Certified financial planner Ben Jennings has given Linda and Lloyd Kenyon a Money Makeover plan. Will they sell their house? Reallocate their investments? Bookmark this site to follow their story.
Feb. 27, 2009
Jennings’s plan has given Linda more confidence that she can indeed make the move to Salem, and she is considering hiring a contractor to finish the home renovation. She’s less certain about sacrificing price on her rental home to sell it quickly. “I need that money,” she argues. She agrees her investment portfolio is too heavy with stock and will begin reallocation by selling the company stock.
March 9, 2009
VA doctors have reduced Lloyd’s medications to make him less lethargic. Linda reports this has made him more difficult to handle: “He argues with me about everything,” she says. Nonetheless, she is determined to keep him at home for at least another year, ideally until after they complete the move to Salem.
March 12, 2009
Linda took a step toward securing a durable power-of-attorney (POA) for Lloyd: she dug up some blank POA forms she bought a few years earlier at a stationery store. The document will authorize her to be Lloyd's surrogate for most legal decisions once his signature is witnessed and notarized.

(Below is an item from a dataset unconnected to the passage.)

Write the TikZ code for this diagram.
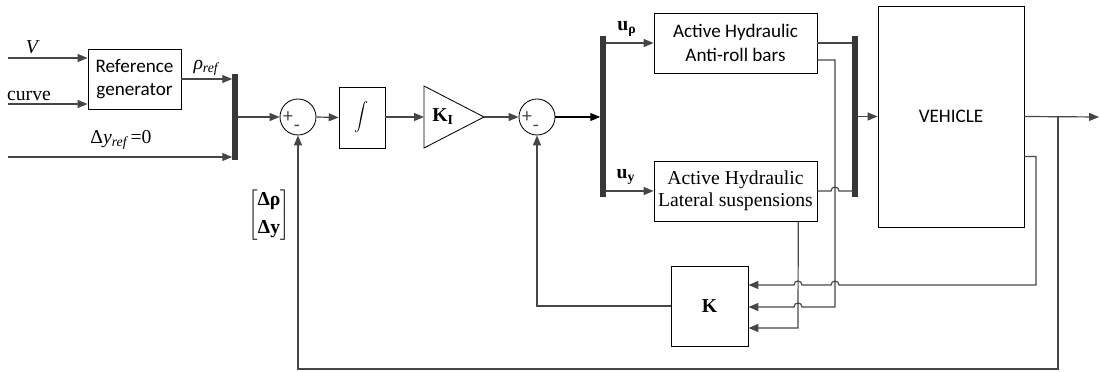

Lloyd's dementia makes this task both a pressing issue and a delicate one. As long as Linda informs the notary of Lloyd's condition and picks a day when Lloyd's symptoms have abated enough to satisfy the notary that Lloyd knows what he is signing, Linda says that the POA will be legal in Oregon. She should know. Her background in title insurance makes her an old hand at authenticating documents. Says Linda, "I'll just have to wait until Lloyd's having a good day."
March 19, 2009
Linda looked into enrolling Lloyd in Medicare Part B, as Ben Jennings had suggested. Part B covers outpatient care and physicians' services. She was dismayed to learn that Lloyd had signed up for Part B seven or eight years ago (he was eligible because of his Social Security disability status) and later canceled, probably because he was getting free care as a veteran. To re-enroll him now, the Kenyons would have to pay an additional 10 percent on their premium for each year Lloyd was eligible for Part B but didn't pay in. This "drop-out" penalty would bring the monthly bill to $187.52. Jennings, when he heard about this new wrinkle, still thought getting Part B sooner than later would be a worthwhile precaution in case federal funding levels drop for veterans like Lloyd. While considering what to do, Linda came down with a terrible cold. "That's a lot of extra money every month," she says, "my head isn't clear enough to decide right now."
March 26, 2009
Linda has almost fully recovered from her cold—"I finally have my voice back," she says—and she's sent off the enrollment card for Lloyd's Medicare Part B coverage in plenty of time to beat a March 31 deadline. She worries about adding more than $2,000 in premium costs to the couple's annual expenses but says she's glad to have the extra layer of coverage in case regulations change, as they sometimes do, and Lloyd is no longer eligible for physician and outpatient services through the VA. "I'm keeping my fingers crossed that this will work out for us financially. I think it will."
This week Linda got all the necessary information on the couple's finances in 2008 to their tax preparer, but she doesn't yet know how much, if anything, they may owe. "I didn't pay quarterly taxes last year, so I will owe something," she figures. "Bob [the preparer] is going to get me set up to pay them regularly from now on."